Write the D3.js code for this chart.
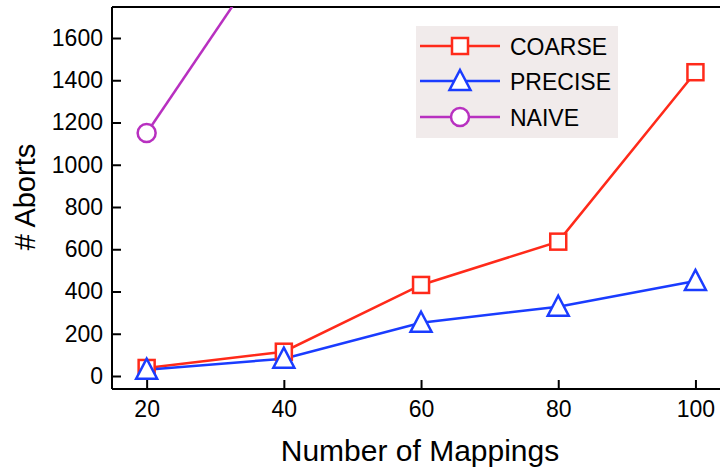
<!DOCTYPE html>
<html><head><meta charset="utf-8">
<script src="https://cdn.jsdelivr.net/npm/d3@7"></script>
<style>body{margin:0;background:#fff}svg{display:block}text{font-family:"Liberation Sans",Arial,sans-serif}</style>
</head><body>
<svg id="c" width="720" height="473"></svg>
<script>
const mappings = [20, 40, 60, 80, 100];
const coarse = [38, 115, 431, 636, 1438];
const precise = [30, 82, 252, 328, 450];
const naive = [1150, 2110];
const xTicks = [20, 40, 60, 80, 100];
const yTicks = [0, 200, 400, 600, 800, 1000, 1200, 1400, 1600];
const seriesNames = ["COARSE", "PRECISE", "NAIVE"];
const seriesColors = ["#ff2a1a", "#1a3cff", "#b830c0"];
const seriesSymbols = ["square", "triangle", "circle"];

const svg = d3.select("#c");
const L = 112, T = 7, B = 389;
const x = d3.scaleLinear().domain([14.95, 106.5]).range([L, L + (106.5-14.95)*6.86]);
const y = d3.scaleLinear().domain([0, 1600]).range([376, 38]);

svg.append("clipPath").attr("id","clip").append("rect").attr("x",L).attr("y",T).attr("width",720-L).attr("height",B-T);

svg.append("line").attr("x1",L).attr("x2",720).attr("y1",T).attr("y2",T).attr("stroke","#000").attr("stroke-width",2);

const xAxis = d3.axisBottom(x).tickValues(xTicks).tickFormat(d3.format("d")).tickSizeInner(-9).tickSizeOuter(0).tickPadding(12);
const gx = svg.append("g").attr("transform",`translate(0,${B})`).call(xAxis);
gx.select(".domain").attr("d",`M${L},0H720`).attr("stroke-width",2);
gx.selectAll(".tick line").attr("stroke-width",2);
gx.selectAll("text").attr("font-size",23).attr("fill","#000");

const yAxis = d3.axisLeft(y).tickValues(yTicks).tickFormat(d3.format("d")).tickSizeInner(-9).tickSizeOuter(0).tickPadding(9);
const gy = svg.append("g").attr("transform",`translate(${L},0)`).call(yAxis);
gy.select(".domain").attr("d",`M0,${T}V${B}`).attr("stroke-width",2);
gy.selectAll(".tick line").attr("stroke-width",2);
gy.selectAll("text").attr("font-size",23).attr("fill","#000");

svg.append("text").attr("x",420).attr("y",461).attr("text-anchor","middle").attr("font-size",30).text("Number of Mappings");
svg.append("text").attr("transform","translate(35,197) rotate(-90)").attr("text-anchor","middle").attr("font-size",29).text("# Aborts");

function marker(g, type, color, cx, cy) {
  if (type === "square") {
    g.append("rect").attr("x",cx-8).attr("y",cy-8).attr("width",16).attr("height",16)
      .attr("fill","#fff").attr("stroke",color).attr("stroke-width",2.5);
  } else if (type === "triangle") {
    g.append("path").attr("d",`M${cx},${cy-11}L${cx+10.5},${cy+9}L${cx-10.5},${cy+9}Z`)
      .attr("fill","#fff").attr("stroke",color).attr("stroke-width",2.5);
  } else {
    g.append("circle").attr("cx",cx).attr("cy",cy).attr("r",9)
      .attr("fill","#fff").attr("stroke",color).attr("stroke-width",2.5);
  }
}

const data = [coarse, precise, naive];
const plot = svg.append("g").attr("clip-path","url(#clip)");
const line = d3.line().x((d,i)=>x(mappings[i])).y(d=>y(d));
[2,0,1].forEach(si => {
  plot.append("path").attr("d", line(data[si])).attr("fill","none")
    .attr("stroke",seriesColors[si]).attr("stroke-width",2.5);
});
[2,0,1].forEach(si => {
  data[si].forEach((v,i) => marker(plot, seriesSymbols[si], seriesColors[si], x(mappings[i]), y(v)));
});

const lg = svg.append("g");
lg.append("rect").attr("x",416).attr("y",26).attr("width",202).attr("height",112).attr("fill","#f1ebeb");
const rowY = [46, 81, 117];
seriesNames.forEach((n,i) => {
  lg.append("line").attr("x1",420).attr("x2",500).attr("y1",rowY[i]).attr("y2",rowY[i])
    .attr("stroke",seriesColors[i]).attr("stroke-width",2.5);
  marker(lg, seriesSymbols[i], seriesColors[i], 460, rowY[i]);
  lg.append("text").attr("x",510).attr("y",rowY[i]+9).attr("font-size",23).text(n);
});
</script>
</body></html>
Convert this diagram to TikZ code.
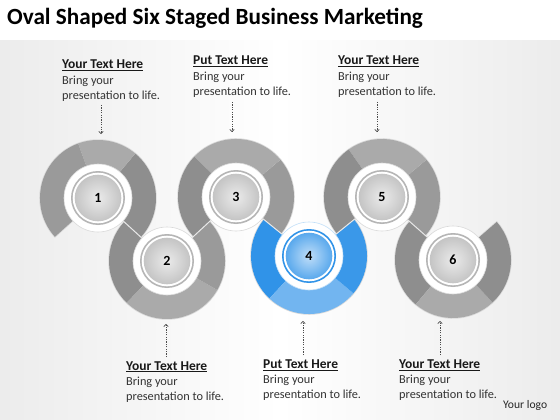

○ ○ ○

- _Work to be completed_
From the data, collect all lines where the string "code" appears.

- _The reply_
Write the D3.js code for this chart.
Convert this diagram to TikZ code.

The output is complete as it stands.